- EXERCISE DESCRIPTION -
In the entries below, print exactly the lines from the first through the one with "import matplotlib.pyplot as plt", both included, and none of the pictures.
————
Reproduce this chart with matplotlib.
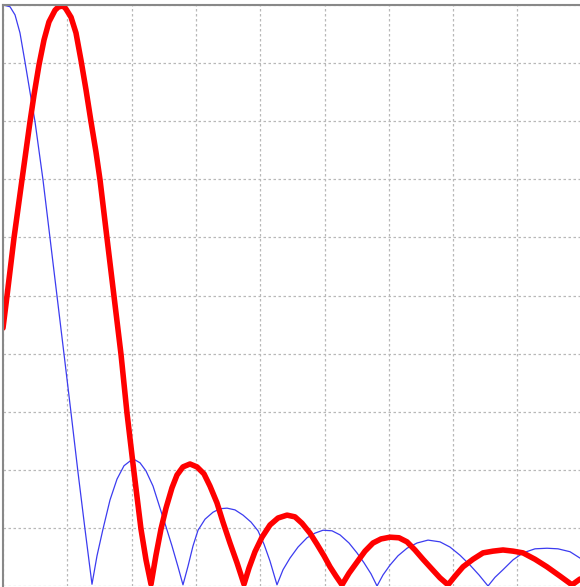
import matplotlib
matplotlib.use("Agg")
import matplotlib.pyplot as plt

# blue curve (thin)
blue_x = [0.000, 0.109, 0.187, 0.264, 0.342, 0.420, 0.498, 0.622, 0.731, 0.840, 0.949, 1.058, 1.166, 1.275, 1.384,
          1.462, 1.555, 1.664, 1.773, 1.882, 2.022, 2.131, 2.224, 2.333, 2.442, 2.535, 2.628, 2.722, 2.799,
          2.877, 2.955, 3.033, 3.142, 3.266, 3.375, 3.484, 3.608, 3.733, 3.857, 3.966, 4.059, 4.152, 4.261,
          4.355, 4.463, 4.588, 4.728, 4.852, 4.977, 5.117, 5.241, 5.381, 5.505, 5.614, 5.723, 5.817,
          5.910, 6.019, 6.143, 6.283, 6.439, 6.610, 6.796, 6.952, 7.107, 7.263, 7.403, 7.543,
          7.652, 7.776, 7.932, 8.087, 8.274, 8.460, 8.631, 8.818, 8.974]
blue_y = [1.000, 0.997, 0.983, 0.952, 0.902, 0.850, 0.799, 0.699, 0.599, 0.499, 0.399, 0.298, 0.196, 0.098, 0.003,
          0.052, 0.098, 0.148, 0.184, 0.207, 0.219, 0.212, 0.198, 0.172, 0.134, 0.102, 0.069, 0.033, 0.002,
          0.034, 0.069, 0.096, 0.115, 0.127, 0.133, 0.134, 0.131, 0.122, 0.110, 0.095, 0.072, 0.043, 0.002,
          0.028, 0.048, 0.067, 0.083, 0.091, 0.096, 0.095, 0.088, 0.074, 0.057, 0.040, 0.021, 0.000,
          0.019, 0.036, 0.052, 0.065, 0.074, 0.079, 0.076, 0.067, 0.053, 0.036, 0.019, 0.000,
          0.015, 0.028, 0.045, 0.057, 0.064, 0.065, 0.064, 0.059, 0.048]

# red curve (thick)
red_x = [0.000, 0.062, 0.171, 0.295, 0.420, 0.482, 0.560, 0.638, 0.715, 0.809, 0.855, 0.902,
         0.949, 0.980, 1.058, 1.135, 1.213, 1.291, 1.369, 1.446, 1.509, 1.617, 1.726, 1.835, 1.928, 2.037, 2.146, 2.224, 2.302,
         2.379, 2.457, 2.535, 2.628, 2.706, 2.799, 2.908, 3.017, 3.126, 3.219, 3.328, 3.421, 3.530, 3.639, 3.748,
         3.826, 3.919, 4.028, 4.152, 4.277, 4.417, 4.541, 4.650, 4.774, 4.883, 4.992, 5.086, 5.179, 5.272,
         5.381, 5.505, 5.630, 5.754, 5.879, 6.019, 6.159, 6.283, 6.407, 6.532, 6.672, 6.796, 6.921,
         7.030, 7.154, 7.309, 7.465, 7.621, 7.776, 7.932, 8.087, 8.274, 8.460, 8.663, 8.849, 8.974]
red_y = [0.444, 0.499, 0.599, 0.699, 0.799, 0.845, 0.897, 0.940, 0.971, 0.991, 0.996, 0.998,
         0.997, 0.993, 0.979, 0.952, 0.905, 0.854, 0.799, 0.747, 0.699, 0.599, 0.499, 0.399, 0.298, 0.196, 0.098, 0.045, 0.003,
         0.053, 0.098, 0.134, 0.169, 0.191, 0.205, 0.210, 0.205, 0.193, 0.172, 0.143, 0.110, 0.074, 0.040, 0.003,
         0.031, 0.059, 0.084, 0.105, 0.117, 0.122, 0.119, 0.108, 0.091, 0.072, 0.052, 0.033, 0.017, 0.002,
         0.022, 0.041, 0.060, 0.074, 0.081, 0.084, 0.083, 0.076, 0.062, 0.046, 0.029, 0.014, 0.002,
         0.017, 0.033, 0.046, 0.057, 0.060, 0.062, 0.060, 0.057, 0.046, 0.033, 0.017, 0.002, 0.012]

x_ticks = [0, 1, 2, 3, 4, 5, 6, 7, 8, 9]
y_ticks = [0.0, 0.1, 0.2, 0.3, 0.4, 0.5, 0.6, 0.7, 0.8, 0.9, 1.0]

fig = plt.figure(figsize=(5.8, 5.87), dpi=100)
ax = fig.add_axes([3 / 580, 1 / 587, 578.7 / 580, 581 / 587])

ax.plot(blue_x, blue_y, color="#3c3cf0", lw=0.9)
ax.plot(red_x, red_y, color="#ff0000", lw=4.0, solid_capstyle="round", solid_joinstyle="round")

ax.set_xlim(0, 9)
ax.set_ylim(0, 1)
ax.set_xticks(x_ticks)
ax.set_yticks(y_ticks)
ax.tick_params(length=0, labelbottom=False, labelleft=False)
ax.grid(True, color="#b8b8b8", linestyle=(0, (2, 2)), linewidth=0.9)
ax.set_axisbelow(True)

for s in ["bottom", "right"]:
    ax.spines[s].set_visible(False)
for s in ["left", "top"]:
    ax.spines[s].set_color("#888888")
    ax.spines[s].set_linewidth(1.5)

plt.savefig("out.png", dpi=100)
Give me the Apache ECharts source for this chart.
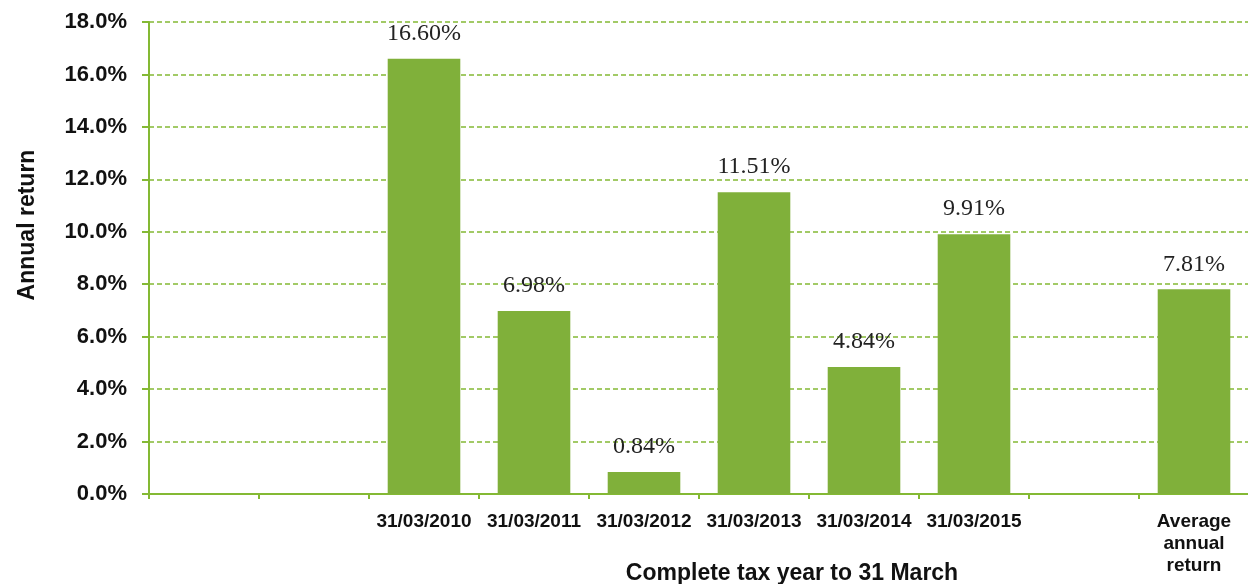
<!DOCTYPE html>
<html>
<head>
<meta charset="utf-8">
<script src="https://cdn.jsdelivr.net/npm/echarts@6/dist/echarts.min.js"></script>
<style>
html,body{margin:0;padding:0;background:#fff;}
#chart{width:1248px;height:584px;}
</style>
</head>
<body>
<div id="chart"></div>
<script>
var categories = ['', '', '31/03/2010', '31/03/2011', '31/03/2012', '31/03/2013', '31/03/2014', '31/03/2015', '', 'Average\nannual\nreturn'];
var returns = [null, null, 16.60, 6.98, 0.84, 11.51, 4.84, 9.91, null, 7.81];
var yMin = 0, yMax = 18, yStep = 2;
var xTitle = 'Complete tax year to 31 March';
var yTitle = 'Annual return';

var green = '#80B03A';
var lineGreen = '#84B934';
var chart = echarts.init(document.getElementById('chart'));
chart.setOption({
  animation: false,
  backgroundColor: '#ffffff',
  grid: { left: 149, right: -1, top: 22, bottom: 90, containLabel: false, outerBoundsMode: 'none' },
  xAxis: {
    type: 'category',
    data: categories,
    name: xTitle,
    nameLocation: 'middle',
    nameGap: 68,
    nameMoveOverlap: false,
    nameTextStyle: { fontFamily: 'Liberation Sans', fontWeight: 'bold', fontSize: 23, color: '#111', padding: [0, 0, 0, 186] },
    axisLine: { show: true, lineStyle: { color: lineGreen, width: 2 } },
    axisTick: { show: true, length: 5, lineStyle: { color: lineGreen, width: 2 } },
    axisLabel: { interval: 0, margin: 17, fontFamily: 'Liberation Sans', fontWeight: 'bold', fontSize: 19, lineHeight: 22, color: '#111' },
    splitLine: { show: false }
  },
  yAxis: {
    type: 'value',
    min: yMin, max: yMax, interval: yStep,
    name: yTitle,
    nameLocation: 'middle',
    nameRotate: 90,
    nameGap: 110,
    nameMoveOverlap: false,
    nameTextStyle: { fontFamily: 'Liberation Sans', fontWeight: 'bold', fontSize: 23, color: '#111', padding: [0, 0, 0, 66] },
    axisLine: { show: true, lineStyle: { color: lineGreen, width: 2 } },
    axisTick: { show: true, length: 7, lineStyle: { color: lineGreen, width: 2 } },
    axisLabel: { margin: 22, fontFamily: 'Liberation Sans', fontWeight: 'bold', fontSize: 22, color: '#111',
      formatter: function (v) { return v.toFixed(1) + '%'; } },
    splitLine: { show: true, lineStyle: { color: lineGreen, width: 1.5, type: [5, 3] } }
  },
  series: [{
    type: 'bar',
    data: returns,
    barCategoryGap: '34%',
    itemStyle: { color: green },
    label: {
      show: true, position: 'top', distance: 13,
      fontFamily: 'Liberation Serif', fontSize: 24, color: '#222',
      formatter: function (p) { return p.value == null ? '' : p.value.toFixed(2) + '%'; }
    }
  }]
});
</script>
</body>
</html>
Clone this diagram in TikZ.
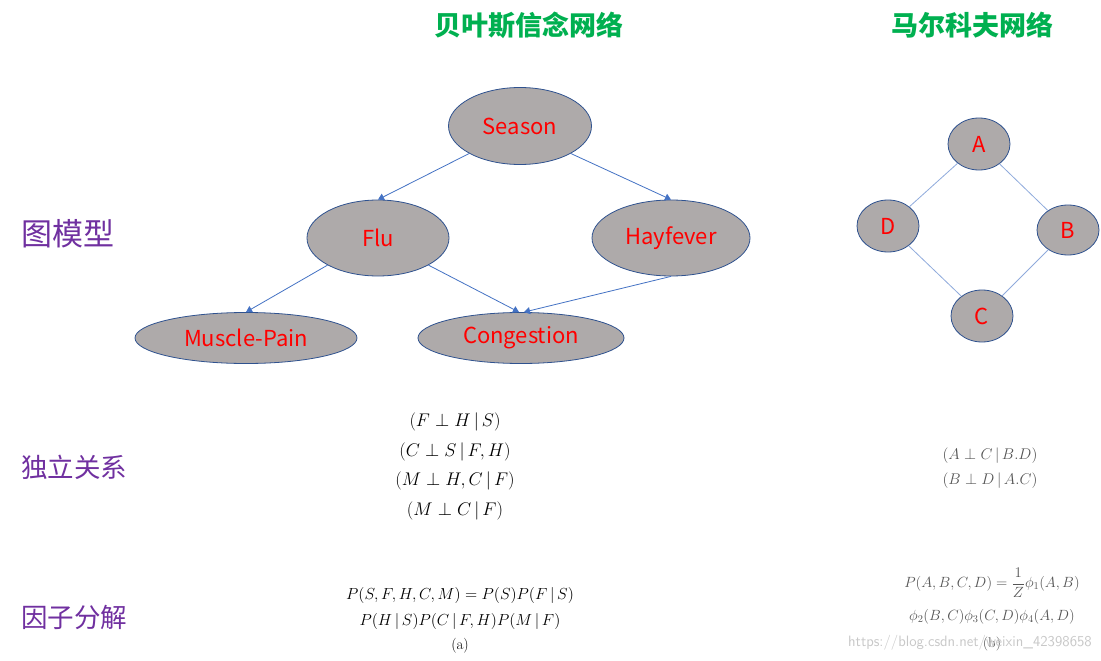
————
- ANSWER FOR THIS EXERCISE -
Reproduce this chart with matplotlib.
import matplotlib
matplotlib.use("Agg")
import matplotlib.pyplot as plt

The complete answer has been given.